Put an innocent baby at risk, or risk the lives of your team. In the middle of a highly secured compound with gun fights surrounding you and no time to waste.

“That’s an example of having to decide between two impossible decisions,” Raye said.

“So how do you make that decision?” I asked.

“Which decision can you live with?” Raye responded.

6. Be willing to be wrong

Raye shared numerous times where he had to make decisions in combat that could go terribly wrong.

If they went wrong, he’d be criticized and questioned. In extreme scenarios, he could even lose his job.

“Good decisions can turn bad,” he said. “That’s reality. You don’t control everything or know everything.”

To be a good leader, he said, you must be willing to be wrong (and then be willing to accept the consequences).

7. Looking ready isn’t being ready

When Raye ran the Ranger training pipeline, he noticed something.

The guys who looked ready for combat weren’t necessarily the guys who were actually ready for combat.

“Some guys looked the part — Division I athletes, strong, good endurance, skilled, did almost everything well,” Raye said. “Then in combat, they got exposed.”

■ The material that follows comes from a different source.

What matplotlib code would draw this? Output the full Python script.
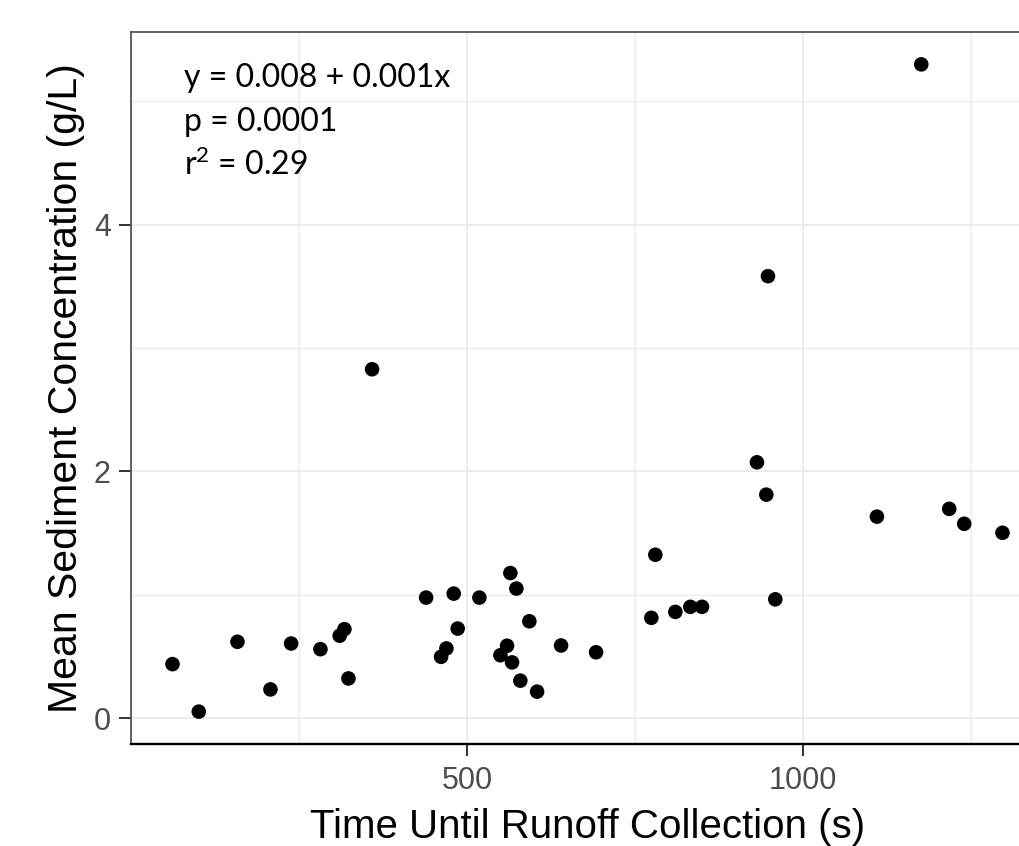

What Raye came to learn was the difference between looking ready and being ready was usually cognitive.

What’s needed in a chaotic environment like combat is the capacity to handle extreme stress and the ability to make good decisions on the fly.

Every job requires certain tactical skills. These are obviously necessary to perform. But what usually separates top performers are the skills that are harder to see — cognitive skills that aren’t fully revealed until you’re in the middle of chaos.

Pay no attention to looking ready.

Give all your attention to being ready.

8. Three types of advantages

When executing a mission, you can have three types of advantages:

  • Surprise

  • Speed

  • Violence

Surprise is catching the enemy off guard. Arriving stealthy in the middle of the night and executing the mission when you’re not expected.

Speed is executing swiftly. The enemy may know you’re there, but you move so quickly they can’t wage a counter-attack.

Violence is brute force. In the absence of surprise or speed, you overwhelm the enemy with aggressiveness and firepower.

Ideally, you always have two of the three, Raye said.

This applies the same to competing in the business world (although I’d replace “violence” with “intensity”).

The key: “Whatever advantages you have, there can be no hesitation,” Raye said. “On target, you need to execute immediately.”

9. Think about your thinking

I asked Raye how do you develop people to have the cognitive capacity to handle stress, make good decisions on the fly, decide between impossible decisions, etc.

“You have to do it, and then you have to think about your thinking,” he said.

In training, Raye would do AARs (After Action Reviews) after every exercise. In those AARs, he’d teach guys how to evaluate their own thinking.

The core skill is asking incisive questions.

  • What was I thinking in that situation?

  • Why was I thinking that?

  • What did I do because I was thinking that?

  • How effective was that action?

  • What would have been a better decision?

  • What can I do next time to be better prepared?

Most of us probably spend very little (if any) time dissecting our own thinking. Life is busy, and we just plow ahead.

Think about your thinking often.

10. Frustrated people lose

In training, Raye would often design exercises to push people until the point of frustration.

He wanted to see how they’d respond. It generally wasn’t good.

“Frustration serves no purpose,” Raye said. “It just wastes time and energy.”

This isn’t to say you won’t ever be frustrated.

The key is to recognize when you’re feeling frustrated and adapt.

You can come back later to have a conversation about what happened and why it frustrated you.

“But in the moment, frustrated people lose,” Raye said.

Those are 10 lessons I learned in my time with Raye. I hope you get something out of them.

If you do, pass them along to someone else. People like Raye are gems, and we all can benefit from their experience and wisdom.